Judge Scott Patton, however, earlier ruled that only some of that evidence would be admissible at trial.

That ruling factored into an unexpected twist on Wednesday morning – a request by defense attorney Annie Beles and Woodson to declare a mistrial. At the heart of their argument was the notion that Burris repeatedly mentioned details that Patton had forbidden from becoming a part of the proceedings.

The slips were part of an uneven start for Burris, who repeatedly mixed up the names of the victim and her alleged killer throughout her hour-plus statement. Beles specifically asked for a PowerPoint presentation that Burris presented to the jury to be admitted into evidence, after it once misstated Buckner’s name by calling her Butler.

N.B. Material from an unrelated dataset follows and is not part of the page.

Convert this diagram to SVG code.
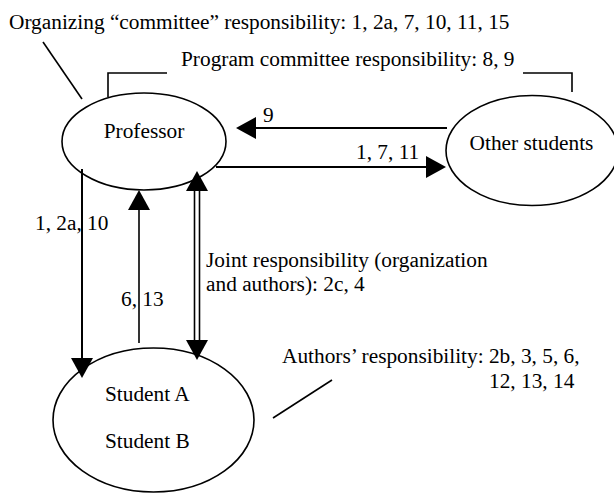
<svg xmlns="http://www.w3.org/2000/svg" width="614" height="493" viewBox="0 0 614 493">
<defs>
<marker id="ah" markerUnits="userSpaceOnUse" markerWidth="20" markerHeight="22" viewBox="0 0 20 22" refX="0" refY="11" orient="auto-start-reverse">
<path d="M0,0 L20,11 L0,22 Z" fill="#000"/>
</marker>
</defs>
<style>
text{font-family:"Liberation Serif","Times New Roman",serif;font-size:21.33px;fill:#000}
.n{fill:#fff;stroke:#000;stroke-width:1.6}
.c{stroke:#000;fill:none}
.t2{stroke-width:2}
.t15{stroke-width:1.6}
.m{marker-end:url(#ah)}
</style>
<rect width="614" height="493" fill="#fff"/>
<g id="node-professor">
<ellipse class="n" cx="144" cy="141.5" rx="82" ry="48.5"/>
<text x="144" y="138" text-anchor="middle">Professor</text>
</g>
<g id="node-other-students">
<ellipse class="n" cx="532" cy="150.5" rx="86" ry="55"/>
<text x="531.5" y="150" text-anchor="middle">Other students</text>
</g>
<g id="node-students">
<ellipse class="n" cx="153.5" cy="420" rx="100.5" ry="72"/>
<text x="105" y="401">Student A</text>
<text x="105" y="448">Student B</text>
</g>
<g id="connectors">
<line class="c t2 m" x1="447" y1="128" x2="256" y2="128"/>
<line class="c t2 m" x1="216" y1="167" x2="426" y2="167"/>
<line class="c t2 m" x1="82" y1="169" x2="82" y2="358"/>
<line class="c t15 m" x1="139" y1="343" x2="139" y2="210"/>
<line class="c t15" x1="194.5" y1="190" x2="194.5" y2="341"/>
<line class="c t15" x1="199.5" y1="190" x2="199.5" y2="341"/>
<path d="M197,191 L197,340" stroke="none" fill="none" marker-start="url(#ah)" marker-end="url(#ah)"/>
<line class="c t15" x1="43" y1="42" x2="82" y2="99"/>
<polyline class="c t15" points="167,73 108,73 108,97"/>
<polyline class="c t15" points="523,73 572,73 572,92"/>
<line class="c t15" x1="273" y1="418" x2="332" y2="380"/>
</g>
<g id="labels">
<text x="9" y="29">Organizing “committee” responsibility: 1, 2a, 7, 10, 11, 15</text>
<text x="181" y="66">Program committee responsibility: 8, 9</text>
<text x="263" y="122">9</text>
<text x="356" y="159">1, 7, 11</text>
<text x="35" y="230">1, 2a, 10</text>
<text x="121" y="306">6, 13</text>
<text x="206" y="267">Joint responsibility (organization</text>
<text x="206" y="291">and authors): 2c, 4</text>
<text x="282" y="363">Authors’ responsibility: 2b, 3, 5, 6,</text>
<text x="489" y="388">12, 13, 14</text>
</g>
</svg>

Patton admonished both sides to follow his earlier rulings. But he expressed confidence Roberts would receive a fair trial – noting how he repeatedly reminded the jury that her statements shouldn’t be considered fact, and repeatedly barred her from delving too deeply into inadmissible subjects.

“I find it hard to believe that the jury would be prejudicially inclined toward the defense based on any of the comments made by Ms. Burris,” Patton ruled.

The trial is expected to last more than a month.